= Brief =
Nothing but the lines from the top of the data to the line holding "const textW = s" should be printed, word for word and both ends included; leave the pictures out.

= Data section =
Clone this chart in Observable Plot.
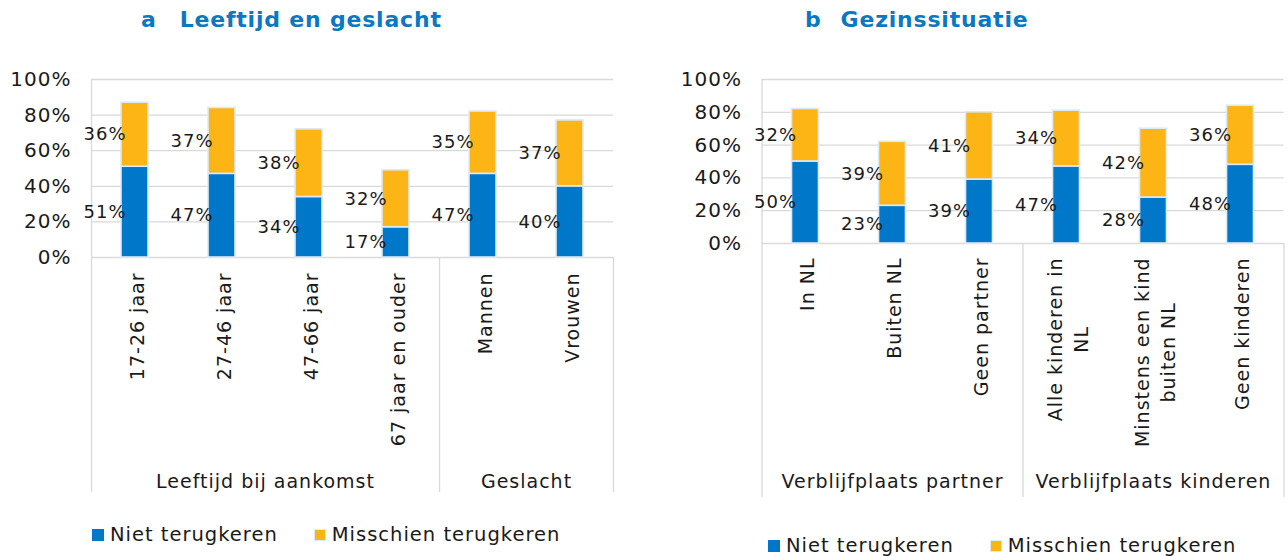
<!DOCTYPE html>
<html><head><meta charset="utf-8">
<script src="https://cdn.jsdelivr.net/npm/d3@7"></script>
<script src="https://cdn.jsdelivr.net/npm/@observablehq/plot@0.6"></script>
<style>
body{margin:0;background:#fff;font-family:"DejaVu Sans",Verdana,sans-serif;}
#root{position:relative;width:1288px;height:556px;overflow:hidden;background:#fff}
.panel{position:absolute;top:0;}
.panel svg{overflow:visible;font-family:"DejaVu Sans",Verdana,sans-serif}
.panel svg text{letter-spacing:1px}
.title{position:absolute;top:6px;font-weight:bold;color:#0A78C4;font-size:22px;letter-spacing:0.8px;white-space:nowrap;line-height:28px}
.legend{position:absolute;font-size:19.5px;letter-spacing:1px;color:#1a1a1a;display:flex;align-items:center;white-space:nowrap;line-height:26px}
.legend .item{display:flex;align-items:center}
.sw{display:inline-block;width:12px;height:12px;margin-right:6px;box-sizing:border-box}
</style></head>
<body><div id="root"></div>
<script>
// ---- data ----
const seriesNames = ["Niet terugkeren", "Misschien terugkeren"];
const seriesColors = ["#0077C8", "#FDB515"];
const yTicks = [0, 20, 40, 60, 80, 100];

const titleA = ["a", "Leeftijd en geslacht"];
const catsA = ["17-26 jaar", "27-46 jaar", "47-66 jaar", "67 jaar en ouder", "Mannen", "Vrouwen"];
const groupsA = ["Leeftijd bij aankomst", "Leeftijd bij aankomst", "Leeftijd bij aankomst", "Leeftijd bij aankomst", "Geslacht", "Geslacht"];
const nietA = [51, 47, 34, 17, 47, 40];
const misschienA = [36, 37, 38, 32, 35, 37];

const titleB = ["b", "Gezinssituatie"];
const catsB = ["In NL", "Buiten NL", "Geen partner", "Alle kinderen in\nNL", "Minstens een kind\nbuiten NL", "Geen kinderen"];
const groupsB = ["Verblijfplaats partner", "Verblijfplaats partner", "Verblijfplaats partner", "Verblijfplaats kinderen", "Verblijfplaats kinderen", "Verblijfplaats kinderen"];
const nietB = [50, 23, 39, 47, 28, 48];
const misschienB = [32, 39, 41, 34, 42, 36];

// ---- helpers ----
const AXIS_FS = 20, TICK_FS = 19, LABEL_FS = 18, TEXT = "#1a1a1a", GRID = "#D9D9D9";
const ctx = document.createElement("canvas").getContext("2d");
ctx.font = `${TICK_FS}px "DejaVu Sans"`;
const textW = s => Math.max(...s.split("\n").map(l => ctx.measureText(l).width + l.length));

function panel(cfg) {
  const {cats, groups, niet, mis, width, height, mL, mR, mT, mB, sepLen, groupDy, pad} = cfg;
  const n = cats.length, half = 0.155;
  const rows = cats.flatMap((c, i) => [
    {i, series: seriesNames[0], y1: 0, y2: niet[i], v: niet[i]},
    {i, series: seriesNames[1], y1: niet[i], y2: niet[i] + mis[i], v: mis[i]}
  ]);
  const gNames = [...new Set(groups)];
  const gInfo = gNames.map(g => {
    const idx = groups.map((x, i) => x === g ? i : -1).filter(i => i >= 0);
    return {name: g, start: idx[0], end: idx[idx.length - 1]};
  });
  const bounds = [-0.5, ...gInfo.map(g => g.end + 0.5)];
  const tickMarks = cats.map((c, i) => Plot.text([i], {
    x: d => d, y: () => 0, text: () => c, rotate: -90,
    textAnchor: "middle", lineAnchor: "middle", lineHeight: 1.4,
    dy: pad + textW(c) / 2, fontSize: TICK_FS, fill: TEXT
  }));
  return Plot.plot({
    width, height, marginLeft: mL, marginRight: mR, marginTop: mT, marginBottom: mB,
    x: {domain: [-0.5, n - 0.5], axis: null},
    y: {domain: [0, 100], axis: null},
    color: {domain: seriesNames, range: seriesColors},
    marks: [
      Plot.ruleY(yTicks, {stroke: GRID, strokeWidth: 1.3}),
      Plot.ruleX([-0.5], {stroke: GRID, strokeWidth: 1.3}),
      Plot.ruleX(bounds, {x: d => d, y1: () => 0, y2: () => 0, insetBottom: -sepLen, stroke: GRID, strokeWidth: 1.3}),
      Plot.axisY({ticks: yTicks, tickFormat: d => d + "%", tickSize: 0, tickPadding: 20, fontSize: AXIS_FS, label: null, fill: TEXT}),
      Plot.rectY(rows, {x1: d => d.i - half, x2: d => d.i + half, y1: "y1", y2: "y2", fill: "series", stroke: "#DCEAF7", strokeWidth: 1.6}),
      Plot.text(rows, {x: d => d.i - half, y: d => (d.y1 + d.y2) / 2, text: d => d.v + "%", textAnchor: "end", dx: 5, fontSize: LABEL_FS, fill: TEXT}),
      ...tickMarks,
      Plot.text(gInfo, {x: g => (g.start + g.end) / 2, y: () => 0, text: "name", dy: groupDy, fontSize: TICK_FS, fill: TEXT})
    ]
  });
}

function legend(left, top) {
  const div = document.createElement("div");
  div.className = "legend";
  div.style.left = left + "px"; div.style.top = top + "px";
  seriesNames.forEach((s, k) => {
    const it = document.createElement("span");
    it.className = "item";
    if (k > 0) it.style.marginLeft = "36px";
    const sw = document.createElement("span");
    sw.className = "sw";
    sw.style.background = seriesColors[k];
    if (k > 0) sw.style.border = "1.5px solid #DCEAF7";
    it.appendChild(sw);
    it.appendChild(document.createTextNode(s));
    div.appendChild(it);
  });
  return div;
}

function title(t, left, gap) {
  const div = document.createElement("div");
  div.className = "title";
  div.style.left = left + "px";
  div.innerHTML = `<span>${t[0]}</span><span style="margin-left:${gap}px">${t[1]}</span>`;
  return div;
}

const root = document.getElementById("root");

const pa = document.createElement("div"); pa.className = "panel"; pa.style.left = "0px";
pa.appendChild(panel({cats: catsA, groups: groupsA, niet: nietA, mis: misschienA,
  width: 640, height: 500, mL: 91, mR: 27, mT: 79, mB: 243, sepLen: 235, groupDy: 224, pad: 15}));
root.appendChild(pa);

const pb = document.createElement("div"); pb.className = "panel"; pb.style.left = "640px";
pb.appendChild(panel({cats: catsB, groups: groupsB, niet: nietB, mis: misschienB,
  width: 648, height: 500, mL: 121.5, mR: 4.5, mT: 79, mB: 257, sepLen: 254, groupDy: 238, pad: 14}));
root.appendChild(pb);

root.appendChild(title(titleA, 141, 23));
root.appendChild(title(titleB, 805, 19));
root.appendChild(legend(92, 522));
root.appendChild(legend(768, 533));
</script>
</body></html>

= Response for this exercise =
Clone this chart in Observable Plot.
<!DOCTYPE html>
<html><head><meta charset="utf-8">
<script src="https://cdn.jsdelivr.net/npm/d3@7"></script>
<script src="https://cdn.jsdelivr.net/npm/@observablehq/plot@0.6"></script>
<style>
body{margin:0;background:#fff;font-family:"DejaVu Sans",Verdana,sans-serif;}
#root{position:relative;width:1288px;height:556px;overflow:hidden;background:#fff}
.panel{position:absolute;top:0;}
.panel svg{overflow:visible;font-family:"DejaVu Sans",Verdana,sans-serif}
.panel svg text{letter-spacing:1px}
.title{position:absolute;top:6px;font-weight:bold;color:#0A78C4;font-size:22px;letter-spacing:0.8px;white-space:nowrap;line-height:28px}
.legend{position:absolute;font-size:19.5px;letter-spacing:1px;color:#1a1a1a;display:flex;align-items:center;white-space:nowrap;line-height:26px}
.legend .item{display:flex;align-items:center}
.sw{display:inline-block;width:12px;height:12px;margin-right:6px;box-sizing:border-box}
</style></head>
<body><div id="root"></div>
<script>
// ---- data ----
const seriesNames = ["Niet terugkeren", "Misschien terugkeren"];
const seriesColors = ["#0077C8", "#FDB515"];
const yTicks = [0, 20, 40, 60, 80, 100];

const titleA = ["a", "Leeftijd en geslacht"];
const catsA = ["17-26 jaar", "27-46 jaar", "47-66 jaar", "67 jaar en ouder", "Mannen", "Vrouwen"];
const groupsA = ["Leeftijd bij aankomst", "Leeftijd bij aankomst", "Leeftijd bij aankomst", "Leeftijd bij aankomst", "Geslacht", "Geslacht"];
const nietA = [51, 47, 34, 17, 47, 40];
const misschienA = [36, 37, 38, 32, 35, 37];

const titleB = ["b", "Gezinssituatie"];
const catsB = ["In NL", "Buiten NL", "Geen partner", "Alle kinderen in\nNL", "Minstens een kind\nbuiten NL", "Geen kinderen"];
const groupsB = ["Verblijfplaats partner", "Verblijfplaats partner", "Verblijfplaats partner", "Verblijfplaats kinderen", "Verblijfplaats kinderen", "Verblijfplaats kinderen"];
const nietB = [50, 23, 39, 47, 28, 48];
const misschienB = [32, 39, 41, 34, 42, 36];

// ---- helpers ----
const AXIS_FS = 20, TICK_FS = 19, LABEL_FS = 18, TEXT = "#1a1a1a", GRID = "#D9D9D9";
const ctx = document.createElement("canvas").getContext("2d");
ctx.font = `${TICK_FS}px "DejaVu Sans"`;
const textW = s => Math.max(...s.split("\n").map(l => ctx.measureText(l).width + l.length));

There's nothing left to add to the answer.